Polarized topological vertical cavity surface-emitting lasers (VCSELs) are promising candidates for stable and efficient on-chip light sources, with significant potential for advancing optical storage and communication technologies. However, most semiconductor-based topological lasers rely on intricate fabrication techniques and face limitations in providing the flexibility needed for diverse device applications. By drawing an analogy to two-dimensional Semenov insulators and the quantum valley Hall effect in a synthetic parameter space, we design and realize a one-dimensional optical superlattice using stacked polymerized cholesteric liquid crystal films and Mylar films. Such a one-dimensional optical superlattice is achieved by using films spin-coated with a Pyrromethene 597 solution, thus enabling the demonstration of a structure-flexible, low threshold, and circularly-polarized topological VCSEL. We demonstrate that such a topological VCSEL maintains excellent single-mode operation at low pump power, and its spatial profile aligns closely with that of the pump laser.
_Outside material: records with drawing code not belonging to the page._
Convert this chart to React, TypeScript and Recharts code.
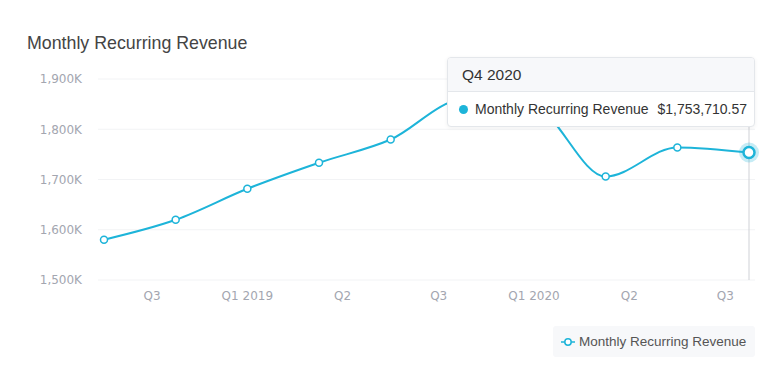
import React from "react";
import { LineChart, Line, XAxis, YAxis, CartesianGrid, Tooltip } from "recharts";

const quarters = ["Q3 2018", "Q4 2018", "Q1 2019", "Q2 2019", "Q3 2019", "Q4 2019", "Q1 2020", "Q2 2020", "Q3 2020", "Q4 2020"];
const mrr = [1580200, 1619800, 1681500, 1733400, 1779600, 1858000, 1845000, 1705800, 1763900, 1753710.57];
const tickPositions = [0.67, 2, 3.33, 4.67, 6, 7.33, 8.67];
const tickLabels = ["Q3", "Q1 2019", "Q2", "Q3", "Q1 2020", "Q2", "Q3"];
const yTicks = [1500000, 1600000, 1700000, 1800000, 1900000];

const data = quarters.map((q, i) => ({ idx: i, quarter: q, mrr: mrr[i] }));

const LINE = "#1db4d9";
const SANS = "'Liberation Sans', Arial, sans-serif";

const money = (v: number) =>
  "$" + v.toLocaleString("en-US", { minimumFractionDigits: 2, maximumFractionDigits: 2 });

function TipContent({ active, payload }: any) {
  if (!active || !payload || !payload.length) return null;
  const p = payload[0];
  return (
    <div
      style={{
        width: 306,
        background: "#fff",
        border: "1px solid #e4e7eb",
        borderRadius: 4,
        boxShadow: "0 1px 4px rgba(0,0,0,0.06)",
        fontFamily: SANS,
        color: "#333",
        overflow: "hidden",
      }}
    >
      <div style={{ background: "#f7f8fa", borderBottom: "1px solid #e4e7eb", height: 33, lineHeight: "33px", paddingLeft: 14, fontSize: 15.5 }}>
        {p.payload.quarter}
      </div>
      <div style={{ height: 34, display: "flex", alignItems: "center", paddingLeft: 11, fontSize: 14 }}>
        <span style={{ width: 9, height: 9, borderRadius: "50%", background: LINE, display: "inline-block", marginRight: 7 }} />
        <span>Monthly Recurring Revenue</span>
        <span style={{ marginLeft: 9 }}>{money(p.value)}</span>
      </div>
    </div>
  );
}

function ActiveDot(props: any) {
  const { cx, cy } = props;
  return (
    <g>
      <circle cx={cx} cy={cy} r={10} fill={LINE} fillOpacity={0.25} />
      <circle cx={cx} cy={cy} r={5.5} fill="#fff" stroke={LINE} strokeWidth={2.5} />
    </g>
  );
}

export default function App() {
  return (
    <div style={{ position: "absolute", left: 0, top: 0, width: 782, height: 368, background: "#fff" }}>
      <div style={{ position: "absolute", left: 27, top: 33, fontFamily: SANS, fontSize: 17.8, color: "#444" }}>
        Monthly Recurring Revenue
      </div>
      <LineChart width={782} height={368} data={data} margin={{ top: 79, right: 27, bottom: 58, left: 0 }}>
        <CartesianGrid vertical={false} stroke="#f2f3f5" />
        <XAxis
          dataKey="idx"
          type="number"
          domain={[0, 9]}
          padding={{ left: 6, right: 6 }}
          ticks={tickPositions}
          tickFormatter={(v: number) => tickLabels[tickPositions.indexOf(v)]}
          axisLine={false}
          tickLine={false}
          tickSize={0}
          tickMargin={11}
          height={30}
          interval={0}
          tick={{ fill: "#a3a6b0", fontSize: 12, fontFamily: "'DejaVu Sans', sans-serif" }}
        />
        <YAxis
          domain={[1500000, 1900000]}
          ticks={yTicks}
          tickFormatter={(v: number) => (v / 1000).toLocaleString("en-US") + "K"}
          axisLine={false}
          tickLine={false}
          tickSize={0}
          tickMargin={16}
          width={98}
          tick={{ fill: "#a3a6b0", fontSize: 12, fontFamily: "'DejaVu Sans', sans-serif" }}
        />
        <Tooltip
          active
          defaultIndex={9}
          content={<TipContent />}
          position={{ x: 447, y: 57 }}
          cursor={{ stroke: "#cfd1d6", strokeWidth: 1 }}
          isAnimationActive={false}
        />
        <Line
          type="monotone"
          dataKey="mrr"
          stroke={LINE}
          strokeWidth={2}
          dot={{ r: 3.5, fill: "#fff", stroke: LINE, strokeWidth: 1.5 }}
          activeDot={<ActiveDot />}
          isAnimationActive={false}
        />
      </LineChart>
      <div
        style={{
          position: "absolute",
          left: 553,
          top: 326,
          width: 202,
          height: 31,
          background: "#f7f8fa",
          borderRadius: 3,
          display: "flex",
          alignItems: "center",
          fontFamily: SANS,
          fontSize: 13.5,
          color: "#555",
        }}
      >
        <svg width={14} height={10} style={{ marginLeft: 8, marginRight: 4 }}>
          <line x1={0} y1={5} x2={14} y2={5} stroke={LINE} strokeWidth={1.5} />
          <circle cx={7} cy={5} r={3.2} fill="#fff" stroke={LINE} strokeWidth={1.5} />
        </svg>
        <span>Monthly Recurring Revenue</span>
      </div>
    </div>
  );
}
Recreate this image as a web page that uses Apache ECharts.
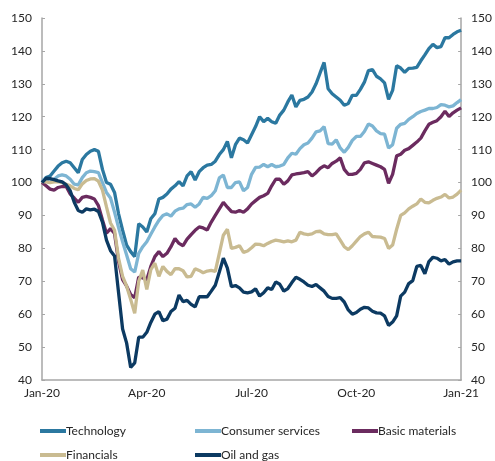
<!DOCTYPE html>
<html>
<head>
<meta charset="utf-8">
<script src="https://cdn.jsdelivr.net/npm/echarts@6/dist/echarts.min.js"></script>
<style>
html, body { margin: 0; padding: 0; background: #fff; }
#main { width: 495px; height: 461px; }
</style>
</head>
<body>
<div id="main"></div>
<script>
// x ticks: one label every 26 points (quarterly)
var tickLabels = ['Jan-20', 'Apr-20', 'Jul-20', 'Oct-20', 'Jan-21'];
var tickStep = 26;

var technology = [100, 101.5, 102, 103.5, 105, 106, 106.5, 106, 104.5, 103, 107, 108.5, 109.5, 110, 109.5, 104, 100, 99.5, 97, 90.5,
	85.5, 81, 79, 77.5, 87.5, 86.5, 85, 89, 90.5, 95, 95.5, 96.5, 98, 99, 100.3, 99, 102, 103.3, 100.8, 103.3,
	104.5, 105.3, 105.5, 106.5, 108.5, 110, 112.5, 107.5, 111.5, 113.5, 113, 112, 114.5, 117, 120, 118.5, 119.5, 118.5, 118, 120.5,
	122, 124.5, 126.6, 123, 125, 125.3, 126, 127.5, 130, 133.3, 136.5, 128.5, 127, 126, 125, 123.5, 124, 126.5, 126.5, 128.3,
	130.5, 134, 134.3, 132.3, 131.5, 130.3, 125.3, 128, 135.5, 134.8, 133.5, 134.7, 134.8, 135, 137, 138.8, 140.7, 142, 141, 141.3,
	144, 144, 145, 145.8, 146.3];
var consumerServices = [101, 100.5, 100, 101, 102, 102.3, 102, 101, 99.5, 99.3, 101.5, 103, 103.5, 103.3, 103, 100, 97, 95.3, 91, 86.3,
	82, 78, 73.8, 72.8, 78.5, 80.5, 82, 84.3, 86.5, 88.5, 90, 90.5, 89.8, 91.3, 92, 92.2, 93.3, 93.5, 92.5, 93.5,
	95.5, 95.2, 96, 97.5, 101.4, 102.3, 98.5, 98.5, 100, 100.2, 97.5, 98.5, 102.5, 104.6, 104.7, 105.5, 104.8, 105.5, 104.8, 105,
	105.5, 107.5, 108.9, 108.6, 110.3, 111.5, 112, 113.5, 115.4, 115.7, 117, 111.8, 111.7, 113, 110.5, 109.2, 110.7, 112.8, 114, 114,
	115.5, 117.8, 117.2, 115.7, 114.9, 114.7, 110.5, 111.5, 116.5, 117.7, 118, 119.2, 120, 121, 121.6, 122, 122.5, 122.5, 122.8, 123.7,
	123.5, 123, 123.3, 124.3, 125.2];
var basicMaterials = [100, 99, 98, 97.7, 98.5, 98.8, 98.8, 96.5, 95.3, 94, 95.5, 95.8, 95.5, 95, 93, 88.6, 84.6, 86, 84.5, 76,
	70.5, 68.5, 66, 65, 71.3, 71, 70.5, 74.5, 77.5, 79, 77.5, 78.5, 80.5, 83, 81.5, 80.8, 82.8, 84.2, 85.5, 86.5,
	86.2, 85.6, 88, 90, 92, 94, 92.5, 91.2, 91, 91.5, 91, 92, 93.5, 94.5, 95.5, 96, 96.7, 99, 101, 101,
	99.5, 100.5, 102.3, 102.6, 102.8, 103, 103.3, 102, 103, 104.3, 105.1, 104.5, 105.8, 106.5, 107.5, 104, 102.5, 102.5, 102.8, 104,
	106, 106.3, 105.8, 105.3, 104.8, 104, 99.8, 102.5, 108.1, 108.6, 109.8, 110.3, 111.3, 112.3, 113.5, 115.7, 117.7, 118.3, 118.8, 120,
	121.7, 120.1, 121.2, 122, 122.7];
var financials = [100.3, 100.2, 100, 100.2, 100.3, 100, 99.5, 99, 98.2, 97.8, 99.6, 100.6, 101.1, 101.2, 100.4, 97.7, 92.6, 87.7, 85.5, 77,
	71.5, 68.5, 64.5, 60.3, 70, 73.4, 67.5, 73.5, 75.5, 71.5, 74.5, 73, 72, 73.8, 73.8, 73.2, 71.3, 71.5, 73.8, 73.3,
	72.6, 73.1, 73.3, 73, 78.5, 84, 85.8, 80, 80.3, 80.8, 78.8, 79.2, 80.2, 81.3, 81.2, 80.8, 81.5, 82.1, 82.5, 82.3,
	82, 82.3, 82, 82.5, 84.9, 84.4, 84.2, 84.4, 85.1, 85.2, 84.4, 84.2, 84.2, 84.4, 82.5, 80.5, 79.6, 80.8, 82.2, 83.6,
	84.4, 84.9, 83.6, 83.5, 83.4, 83, 80, 81, 85.8, 90, 90.8, 92, 92.8, 93.5, 95, 94, 93.8, 94.6, 95.2, 95.6,
	96.4, 95.3, 95.6, 96.5, 97.7];
var oilAndGas = [100, 101.3, 101.2, 100.9, 100.5, 100.2, 99.3, 97.5, 94, 91.5, 91, 92, 91.7, 91.9, 91.2, 88, 82.5, 79.3, 77.7, 66.5,
	55.5, 51.2, 43.8, 45.2, 53, 53, 54.5, 57.5, 60, 60.8, 58, 58.5, 60.8, 61.8, 65.8, 63.8, 64.2, 63, 62.2, 65.3,
	65.3, 65.3, 67, 68.8, 72.8, 77, 74, 68.4, 68.7, 68, 66.7, 66.5, 66.8, 67.7, 65.5, 66.5, 68, 67.5, 69.8, 69.1,
	67, 67.8, 69.6, 71.2, 70.6, 69.8, 68.8, 68.4, 69, 68, 67, 65.4, 64.8, 64.8, 65, 63.7, 61.3, 60, 60.5, 61.5,
	62.1, 61.9, 60.9, 60.4, 60.3, 59.5, 56.6, 57.6, 59.5, 65.5, 66.7, 69.3, 70.2, 74.5, 74.8, 72.3, 76, 77.3, 77, 76.2,
	76.6, 75.2, 75.9, 76.2, 76.2];

var names = ['Technology', 'Consumer services', 'Basic materials', 'Financials', 'Oil and gas'];
var colors = ['#2b78a0', '#7db5d3', '#6b2b5f', '#c9bb91', '#0c3a62'];
var values = [technology, consumerServices, basicMaterials, financials, oilAndGas];

var categories = [];
for (var i = 0; i < technology.length; i++) {
	categories.push(i);
}

var font = 'Lato, "Open Sans", sans-serif';

var series = [];
for (var s = 0; s < names.length; s++) {
	series.push({
		name : names[s],
		type : 'line',
		data : values[s],
		showSymbol : false,
		smooth : false,
		lineStyle : { width : 3.3, color : colors[s] },
		itemStyle : { color : colors[s] }
	});
}

function legendAt(name, left, top) {
	return {
		data : [ name ],
		left : left,
		top : top,
		icon : 'rect',
		itemWidth : 26,
		itemHeight : 4,
		itemGap : 0,
		padding : 0,
		textStyle : { fontFamily : font, fontSize : 12, color : '#262626', padding : [ 0, 0, 0, -5 ] }
	};
}

function yAxisDef(pos) {
	return {
		type : 'value',
		position : pos,
		min : 40,
		max : 150,
		interval : 10,
		splitLine : { show : false },
		axisLine : { show : true, lineStyle : { color : '#a6a6a6', width : 1.5 } },
		axisTick : { show : true, inside : true, length : 3, lineStyle : { color : '#a6a6a6' } },
		axisLabel : { fontFamily : font, fontSize : 12, color : '#262626', margin : 10 }
	};
}

var option = {
	backgroundColor : '#fff',
	animation : false,
	grid : { left : 42, right : 31, top : 18, bottom : 81 },
	legend : [
		legendAt('Technology', 40, 425),
		legendAt('Consumer services', 195, 425),
		legendAt('Basic materials', 352, 425),
		legendAt('Financials', 40, 449),
		legendAt('Oil and gas', 195, 449)
	],
	xAxis : [ {
		type : 'category',
		boundaryGap : false,
		data : categories,
		axisLine : { show : true, lineStyle : { color : '#a6a6a6', width : 1.5 } },
		axisTick : { show : false },
		splitLine : { show : false },
		axisLabel : {
			fontFamily : font,
			fontSize : 12,
			color : '#262626',
			margin : 7,
			interval : function(idx) { return idx % tickStep === 0; },
			formatter : function(v, idx) { return tickLabels[idx / tickStep] || ''; }
		}
	} ],
	yAxis : [ yAxisDef('left'), yAxisDef('right') ],
	series : series
};

var myChart = echarts.init(document.getElementById('main'));
myChart.setOption(option, true);
</script>
</body>
</html>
Thanks to the soft-matter-based metastructure, the topological laser can be “attached” to substrates of various shapes, maintaining desired laser properties and beam steering even after undergoing multiple bends. These characteristics make the demonstrated topological laser ideal for applications in consumer electronics, laser scanning, displays, and photonic wearable devices, where both flexibility and performance are crucial.